— BEGIN Information supplied —

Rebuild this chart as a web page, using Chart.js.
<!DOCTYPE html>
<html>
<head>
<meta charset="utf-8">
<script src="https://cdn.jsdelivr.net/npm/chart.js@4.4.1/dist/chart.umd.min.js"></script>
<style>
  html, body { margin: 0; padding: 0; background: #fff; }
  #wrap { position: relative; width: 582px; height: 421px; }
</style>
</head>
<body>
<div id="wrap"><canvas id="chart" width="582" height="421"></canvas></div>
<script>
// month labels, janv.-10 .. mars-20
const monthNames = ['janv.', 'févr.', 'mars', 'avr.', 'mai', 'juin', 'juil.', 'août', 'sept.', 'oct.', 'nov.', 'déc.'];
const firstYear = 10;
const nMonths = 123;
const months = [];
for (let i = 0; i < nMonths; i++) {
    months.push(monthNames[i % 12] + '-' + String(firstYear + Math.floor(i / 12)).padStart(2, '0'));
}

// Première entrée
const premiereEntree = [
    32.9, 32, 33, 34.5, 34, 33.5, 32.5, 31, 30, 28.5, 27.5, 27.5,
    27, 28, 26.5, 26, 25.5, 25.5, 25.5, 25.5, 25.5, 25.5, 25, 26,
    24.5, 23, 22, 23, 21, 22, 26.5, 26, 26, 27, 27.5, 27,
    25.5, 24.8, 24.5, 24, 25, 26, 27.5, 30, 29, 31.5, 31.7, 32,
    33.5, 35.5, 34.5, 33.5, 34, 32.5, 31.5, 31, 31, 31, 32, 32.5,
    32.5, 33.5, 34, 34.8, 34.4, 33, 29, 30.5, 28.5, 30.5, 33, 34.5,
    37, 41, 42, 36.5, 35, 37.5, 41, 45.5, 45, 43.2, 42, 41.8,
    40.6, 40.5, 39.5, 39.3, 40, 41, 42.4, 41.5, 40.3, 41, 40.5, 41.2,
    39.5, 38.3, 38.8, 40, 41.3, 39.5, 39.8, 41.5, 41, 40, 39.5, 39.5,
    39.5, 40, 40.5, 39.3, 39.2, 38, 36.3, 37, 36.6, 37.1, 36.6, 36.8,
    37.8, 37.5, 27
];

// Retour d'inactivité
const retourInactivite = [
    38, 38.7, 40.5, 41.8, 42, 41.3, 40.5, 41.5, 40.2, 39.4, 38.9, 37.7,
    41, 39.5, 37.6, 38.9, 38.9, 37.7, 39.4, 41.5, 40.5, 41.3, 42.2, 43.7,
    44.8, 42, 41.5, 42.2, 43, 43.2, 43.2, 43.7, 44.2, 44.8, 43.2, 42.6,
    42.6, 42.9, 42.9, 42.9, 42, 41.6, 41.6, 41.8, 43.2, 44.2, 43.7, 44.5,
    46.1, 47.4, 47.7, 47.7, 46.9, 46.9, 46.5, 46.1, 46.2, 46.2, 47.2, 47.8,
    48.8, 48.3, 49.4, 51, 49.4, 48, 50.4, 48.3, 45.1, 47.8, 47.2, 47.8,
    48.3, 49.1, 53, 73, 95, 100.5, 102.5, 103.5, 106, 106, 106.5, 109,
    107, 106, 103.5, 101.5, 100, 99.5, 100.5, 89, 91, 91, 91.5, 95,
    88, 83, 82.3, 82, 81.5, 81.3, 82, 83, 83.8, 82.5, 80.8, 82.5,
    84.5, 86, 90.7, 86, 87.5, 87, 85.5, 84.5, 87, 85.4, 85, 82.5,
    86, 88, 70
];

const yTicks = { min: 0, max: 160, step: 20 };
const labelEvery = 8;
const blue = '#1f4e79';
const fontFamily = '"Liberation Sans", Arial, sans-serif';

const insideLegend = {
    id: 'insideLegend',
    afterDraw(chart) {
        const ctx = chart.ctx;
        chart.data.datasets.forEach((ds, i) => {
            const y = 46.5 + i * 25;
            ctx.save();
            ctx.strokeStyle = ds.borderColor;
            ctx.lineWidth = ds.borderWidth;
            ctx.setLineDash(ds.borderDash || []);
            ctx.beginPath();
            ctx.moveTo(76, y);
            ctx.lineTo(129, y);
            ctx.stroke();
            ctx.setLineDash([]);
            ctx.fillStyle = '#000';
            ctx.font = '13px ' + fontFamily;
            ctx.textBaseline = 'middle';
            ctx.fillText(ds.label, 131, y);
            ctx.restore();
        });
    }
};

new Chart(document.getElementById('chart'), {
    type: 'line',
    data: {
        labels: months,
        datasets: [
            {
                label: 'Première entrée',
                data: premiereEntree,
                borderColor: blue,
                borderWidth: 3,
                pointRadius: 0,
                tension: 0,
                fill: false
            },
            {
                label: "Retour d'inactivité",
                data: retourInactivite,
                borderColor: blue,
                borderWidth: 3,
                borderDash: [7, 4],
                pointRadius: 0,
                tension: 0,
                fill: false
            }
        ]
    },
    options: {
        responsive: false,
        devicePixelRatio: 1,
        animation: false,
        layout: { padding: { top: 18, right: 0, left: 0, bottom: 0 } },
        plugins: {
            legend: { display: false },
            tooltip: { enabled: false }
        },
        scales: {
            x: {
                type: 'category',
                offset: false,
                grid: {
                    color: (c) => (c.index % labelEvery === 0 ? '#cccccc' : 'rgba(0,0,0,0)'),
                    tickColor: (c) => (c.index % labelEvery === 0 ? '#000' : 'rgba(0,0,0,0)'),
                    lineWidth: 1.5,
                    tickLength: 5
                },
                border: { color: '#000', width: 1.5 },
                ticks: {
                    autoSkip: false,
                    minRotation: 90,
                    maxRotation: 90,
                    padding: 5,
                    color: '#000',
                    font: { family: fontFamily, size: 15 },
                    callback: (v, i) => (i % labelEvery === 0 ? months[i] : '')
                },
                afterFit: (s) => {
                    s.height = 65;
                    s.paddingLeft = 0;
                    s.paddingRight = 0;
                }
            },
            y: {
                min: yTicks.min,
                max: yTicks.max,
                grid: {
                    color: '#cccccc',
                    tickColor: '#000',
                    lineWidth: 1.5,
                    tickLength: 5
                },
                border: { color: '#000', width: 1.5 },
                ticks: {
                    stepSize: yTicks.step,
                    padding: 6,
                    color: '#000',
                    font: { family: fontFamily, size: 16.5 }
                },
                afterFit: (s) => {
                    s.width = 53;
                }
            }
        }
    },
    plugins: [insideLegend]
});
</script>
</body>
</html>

— END Information supplied —

Given instruction: Write each line above out exactly.

Response:
Rebuild this chart as a web page, using Chart.js.
<!DOCTYPE html>
<html>
<head>
<meta charset="utf-8">
<script src="https://cdn.jsdelivr.net/npm/chart.js@4.4.1/dist/chart.umd.min.js"></script>
<style>
  html, body { margin: 0; padding: 0; background: #fff; }
  #wrap { position: relative; width: 582px; height: 421px; }
</style>
</head>
<body>
<div id="wrap"><canvas id="chart" width="582" height="421"></canvas></div>
<script>
// month labels, janv.-10 .. mars-20
const monthNames = ['janv.', 'févr.', 'mars', 'avr.', 'mai', 'juin', 'juil.', 'août', 'sept.', 'oct.', 'nov.', 'déc.'];
const firstYear = 10;
const nMonths = 123;
const months = [];
for (let i = 0; i < nMonths; i++) {
    months.push(monthNames[i % 12] + '-' + String(firstYear + Math.floor(i / 12)).padStart(2, '0'));
}

// Première entrée
const premiereEntree = [
    32.9, 32, 33, 34.5, 34, 33.5, 32.5, 31, 30, 28.5, 27.5, 27.5,
    27, 28, 26.5, 26, 25.5, 25.5, 25.5, 25.5, 25.5, 25.5, 25, 26,
    24.5, 23, 22, 23, 21, 22, 26.5, 26, 26, 27, 27.5, 27,
    25.5, 24.8, 24.5, 24, 25, 26, 27.5, 30, 29, 31.5, 31.7, 32,
    33.5, 35.5, 34.5, 33.5, 34, 32.5, 31.5, 31, 31, 31, 32, 32.5,
    32.5, 33.5, 34, 34.8, 34.4, 33, 29, 30.5, 28.5, 30.5, 33, 34.5,
    37, 41, 42, 36.5, 35, 37.5, 41, 45.5, 45, 43.2, 42, 41.8,
    40.6, 40.5, 39.5, 39.3, 40, 41, 42.4, 41.5, 40.3, 41, 40.5, 41.2,
    39.5, 38.3, 38.8, 40, 41.3, 39.5, 39.8, 41.5, 41, 40, 39.5, 39.5,
    39.5, 40, 40.5, 39.3, 39.2, 38, 36.3, 37, 36.6, 37.1, 36.6, 36.8,
    37.8, 37.5, 27
];

// Retour d'inactivité
const retourInactivite = [
    38, 38.7, 40.5, 41.8, 42, 41.3, 40.5, 41.5, 40.2, 39.4, 38.9, 37.7,
    41, 39.5, 37.6, 38.9, 38.9, 37.7, 39.4, 41.5, 40.5, 41.3, 42.2, 43.7,
    44.8, 42, 41.5, 42.2, 43, 43.2, 43.2, 43.7, 44.2, 44.8, 43.2, 42.6,
    42.6, 42.9, 42.9, 42.9, 42, 41.6, 41.6, 41.8, 43.2, 44.2, 43.7, 44.5,
    46.1, 47.4, 47.7, 47.7, 46.9, 46.9, 46.5, 46.1, 46.2, 46.2, 47.2, 47.8,
    48.8, 48.3, 49.4, 51, 49.4, 48, 50.4, 48.3, 45.1, 47.8, 47.2, 47.8,
    48.3, 49.1, 53, 73, 95, 100.5, 102.5, 103.5, 106, 106, 106.5, 109,
    107, 106, 103.5, 101.5, 100, 99.5, 100.5, 89, 91, 91, 91.5, 95,
    88, 83, 82.3, 82, 81.5, 81.3, 82, 83, 83.8, 82.5, 80.8, 82.5,
    84.5, 86, 90.7, 86, 87.5, 87, 85.5, 84.5, 87, 85.4, 85, 82.5,
    86, 88, 70
];

const yTicks = { min: 0, max: 160, step: 20 };
const labelEvery = 8;
const blue = '#1f4e79';
const fontFamily = '"Liberation Sans", Arial, sans-serif';

const insideLegend = {
    id: 'insideLegend',
    afterDraw(chart) {
        const ctx = chart.ctx;
        chart.data.datasets.forEach((ds, i) => {
            const y = 46.5 + i * 25;
            ctx.save();
            ctx.strokeStyle = ds.borderColor;
            ctx.lineWidth = ds.borderWidth;
            ctx.setLineDash(ds.borderDash || []);
            ctx.beginPath();
            ctx.moveTo(76, y);
            ctx.lineTo(129, y);
            ctx.stroke();
            ctx.setLineDash([]);
            ctx.fillStyle = '#000';
            ctx.font = '13px ' + fontFamily;
            ctx.textBaseline = 'middle';
            ctx.fillText(ds.label, 131, y);
            ctx.restore();
        });
    }
};

new Chart(document.getElementById('chart'), {
    type: 'line',
    data: {
        labels: months,
        datasets: [
            {
                label: 'Première entrée',
                data: premiereEntree,
                borderColor: blue,
                borderWidth: 3,
                pointRadius: 0,
                tension: 0,
                fill: false
            },
            {
                label: "Retour d'inactivité",
                data: retourInactivite,
                borderColor: blue,
                borderWidth: 3,
                borderDash: [7, 4],
                pointRadius: 0,
                tension: 0,
                fill: false
            }
        ]
    },
    options: {
        responsive: false,
        devicePixelRatio: 1,
        animation: false,
        layout: { padding: { top: 18, right: 0, left: 0, bottom: 0 } },
        plugins: {
            legend: { display: false },
            tooltip: { enabled: false }
        },
        scales: {
            x: {
                type: 'category',
                offset: false,
                grid: {
                    color: (c) => (c.index % labelEvery === 0 ? '#cccccc' : 'rgba(0,0,0,0)'),
                    tickColor: (c) => (c.index % labelEvery === 0 ? '#000' : 'rgba(0,0,0,0)'),
                    lineWidth: 1.5,
                    tickLength: 5
                },
                border: { color: '#000', width: 1.5 },
                ticks: {
                    autoSkip: false,
                    minRotation: 90,
                    maxRotation: 90,
                    padding: 5,
                    color: '#000',
                    font: { family: fontFamily, size: 15 },
                    callback: (v, i) => (i % labelEvery === 0 ? months[i] : '')
                },
                afterFit: (s) => {
                    s.height = 65;
                    s.paddingLeft = 0;
                    s.paddingRight = 0;
                }
            },
            y: {
                min: yTicks.min,
                max: yTicks.max,
                grid: {
                    color: '#cccccc',
                    tickColor: '#000',
                    lineWidth: 1.5,
                    tickLength: 5
                },
                border: { color: '#000', width: 1.5 },
                ticks: {
                    stepSize: yTicks.step,
                    padding: 6,
                    color: '#000',
                    font: { family: fontFamily, size: 16.5 }
                },
                afterFit: (s) => {
                    s.width = 53;
                }
            }
        }
    },
    plugins: [insideLegend]
});
</script>
</body>
</html>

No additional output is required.